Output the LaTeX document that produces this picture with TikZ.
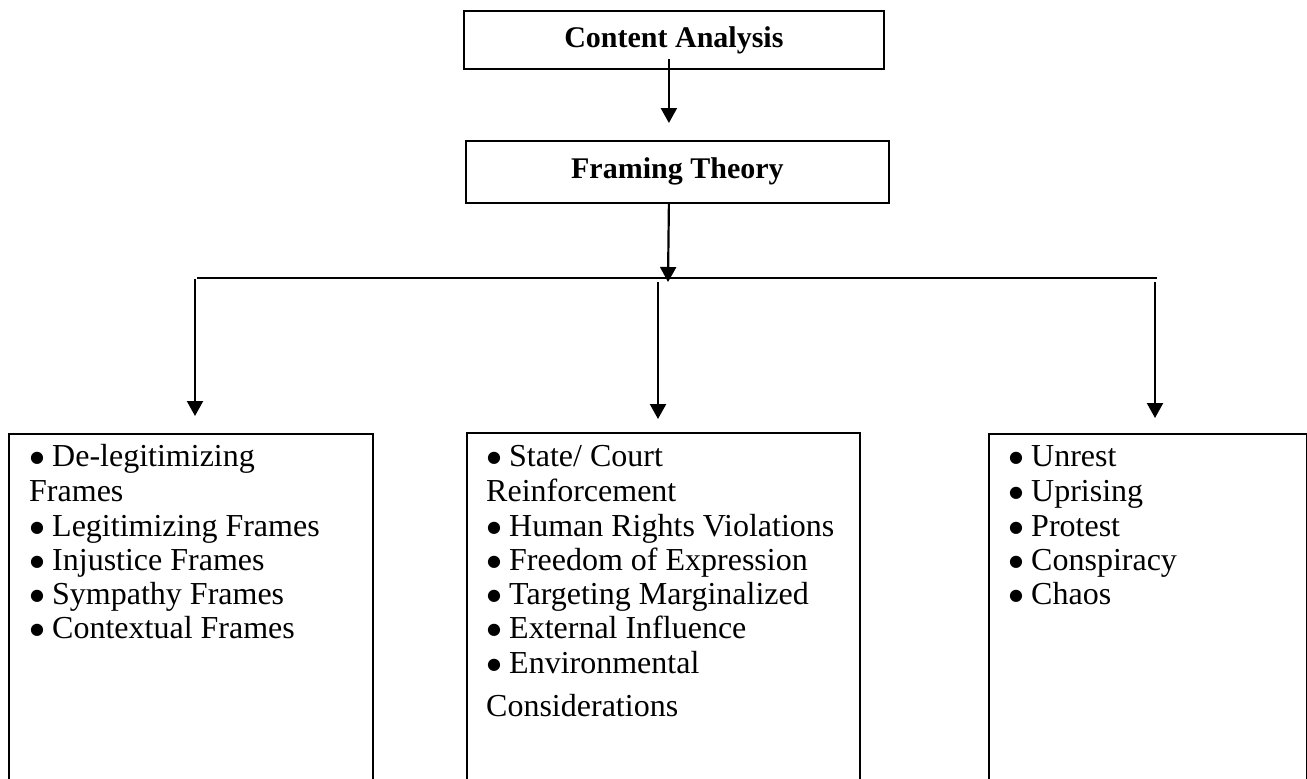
\documentclass[tikz,border=0pt]{standalone}
\usepackage{fontspec}
\usepackage{graphicx}
\setmainfont{Liberation Serif}
\newfontfamily\dejavu{DejaVu Sans}
\usetikzlibrary{arrows.meta,calc}
\newcommand{\bul}{\makebox[22pt][l]{\raisebox{3.5pt}{\dejavu\fontsize{16}{16}\selectfont ●}}}
\begin{document}
\begin{tikzpicture}[x=1pt,y=-1pt,
  box/.style={draw,line width=1.8pt,inner sep=0pt,anchor=north west},
  head/.style={font=\bfseries\fontsize{30}{36}\selectfont},
  item/.style={anchor=base west,inner sep=0pt,font=\fontsize{32}{34}\selectfont},
  arr/.style={line width=2.2pt,-{Triangle[length=15pt,width=16pt]}},
  conn/.style={line width=2pt}]
\useasboundingbox (0,0) rectangle (1307,779);
\clip (0,0) rectangle (1307,779);
% top boxes
\node[box,head,minimum width=420pt,minimum height=58pt] (ca) at (463,10) {Content Analysis};
\node[box,head,minimum width=423pt,minimum height=62pt] (ft) at (465,140) {Framing Theory};
% lower boxes
\node[box,minimum width=364pt,minimum height=400pt] (lb) at (8,433) {};
\node[box,minimum width=393pt,minimum height=400pt] (mb) at (466,432) {};
\node[box,minimum width=318pt,minimum height=400pt] (rb) at (988,433) {};
% connectors
\coordinate (hl) at (197,278);
\coordinate (hr) at (1157,278);
\coordinate (hm) at (668,278);
\coordinate (a1) at (195,279);
\coordinate (a2) at (658,282);
\coordinate (a3) at (1155,282);
\draw[arr] ($(ca.south)+(-5,-11)$) -- ($(ft.north)+(-8.5,-17)$);
\draw[arr] ($(ft.south)+(-8.5,0)$) -- ($(hm)+(0,4)$);
\draw[conn] (hl) -- (hr);
\draw[arr] (a1) -- ($(a1 |- lb.north)+(0,-17)$);
\draw[arr] (a2) -- ($(a2 |- mb.north)+(0,-13)$);
\draw[arr] (a3) -- ($(a3 |- rb.north)+(0,-15)$);
% left box text
\node[item] (l1) at (30,466) {\bul De-legitimizing};
\node[item] (l2) at (29,501) {Frames};
\node[item] (l3) at (30,536) {\bul Legitimizing Frames};
\node[item] (l4) at (30,570) {\bul Injustice Frames};
\node[item] (l5) at (30,604) {\bul Sympathy Frames};
\node[item] (l6) at (30,638) {\bul Contextual Frames};
% middle box text
\node[item] (m1) at (487,466) {\bul State/ Court};
\node[item] (m2) at (486,501) {Reinforcement};
\node[item] (m3) at (487,536) {\bul Human Rights Violations};
\node[item] (m4) at (487,570) {\bul Freedom of Expression};
\node[item] (m5) at (487,604) {\bul Targeting Marginalized};
\node[item] (m6) at (487,638) {\bul External Influence};
\node[item] (m7) at (487,673) {\bul Environmental};
\node[item] (m8) at (486,716) {Considerations};
% right box text
\node[item] (r1) at (1009,466) {\bul Unrest};
\node[item] (r2) at (1009,501) {\bul Uprising};
\node[item] (r3) at (1009,536) {\bul Protest};
\node[item] (r4) at (1009,570) {\bul Conspiracy};
\node[item] (r5) at (1009,604) {\bul Chaos};
\end{tikzpicture}
\end{document}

WHAT THIS TASK INVOLVES:
Reproduce the material above verbatim; omit every picture.

EXERCISE OUTPUT:
Output the LaTeX document that produces this picture with TikZ.
\documentclass[tikz,border=0pt]{standalone}
\usepackage{fontspec}
\usepackage{graphicx}
\setmainfont{Liberation Serif}
\newfontfamily\dejavu{DejaVu Sans}
\usetikzlibrary{arrows.meta,calc}
\newcommand{\bul}{\makebox[22pt][l]{\raisebox{3.5pt}{\dejavu\fontsize{16}{16}\selectfont ●}}}
\begin{document}
\begin{tikzpicture}[x=1pt,y=-1pt,
  box/.style={draw,line width=1.8pt,inner sep=0pt,anchor=north west},
  head/.style={font=\bfseries\fontsize{30}{36}\selectfont},
  item/.style={anchor=base west,inner sep=0pt,font=\fontsize{32}{34}\selectfont},
  arr/.style={line width=2.2pt,-{Triangle[length=15pt,width=16pt]}},
  conn/.style={line width=2pt}]
\useasboundingbox (0,0) rectangle (1307,779);
\clip (0,0) rectangle (1307,779);
% top boxes
\node[box,head,minimum width=420pt,minimum height=58pt] (ca) at (463,10) {Content Analysis};
\node[box,head,minimum width=423pt,minimum height=62pt] (ft) at (465,140) {Framing Theory};
% lower boxes
\node[box,minimum width=364pt,minimum height=400pt] (lb) at (8,433) {};
\node[box,minimum width=393pt,minimum height=400pt] (mb) at (466,432) {};
\node[box,minimum width=318pt,minimum height=400pt] (rb) at (988,433) {};
% connectors
\coordinate (hl) at (197,278);
\coordinate (hr) at (1157,278);
\coordinate (hm) at (668,278);
\coordinate (a1) at (195,279);
\coordinate (a2) at (658,282);
\coordinate (a3) at (1155,282);
\draw[arr] ($(ca.south)+(-5,-11)$) -- ($(ft.north)+(-8.5,-17)$);
\draw[arr] ($(ft.south)+(-8.5,0)$) -- ($(hm)+(0,4)$);
\draw[conn] (hl) -- (hr);
\draw[arr] (a1) -- ($(a1 |- lb.north)+(0,-17)$);
\draw[arr] (a2) -- ($(a2 |- mb.north)+(0,-13)$);
\draw[arr] (a3) -- ($(a3 |- rb.north)+(0,-15)$);
% left box text
\node[item] (l1) at (30,466) {\bul De-legitimizing};
\node[item] (l2) at (29,501) {Frames};
\node[item] (l3) at (30,536) {\bul Legitimizing Frames};
\node[item] (l4) at (30,570) {\bul Injustice Frames};
\node[item] (l5) at (30,604) {\bul Sympathy Frames};
\node[item] (l6) at (30,638) {\bul Contextual Frames};
% middle box text
\node[item] (m1) at (487,466) {\bul State/ Court};
\node[item] (m2) at (486,501) {Reinforcement};
\node[item] (m3) at (487,536) {\bul Human Rights Violations};
\node[item] (m4) at (487,570) {\bul Freedom of Expression};
\node[item] (m5) at (487,604) {\bul Targeting Marginalized};
\node[item] (m6) at (487,638) {\bul External Influence};
\node[item] (m7) at (487,673) {\bul Environmental};
\node[item] (m8) at (486,716) {Considerations};
% right box text
\node[item] (r1) at (1009,466) {\bul Unrest};
\node[item] (r2) at (1009,501) {\bul Uprising};
\node[item] (r3) at (1009,536) {\bul Protest};
\node[item] (r4) at (1009,570) {\bul Conspiracy};
\node[item] (r5) at (1009,604) {\bul Chaos};
\end{tikzpicture}
\end{document}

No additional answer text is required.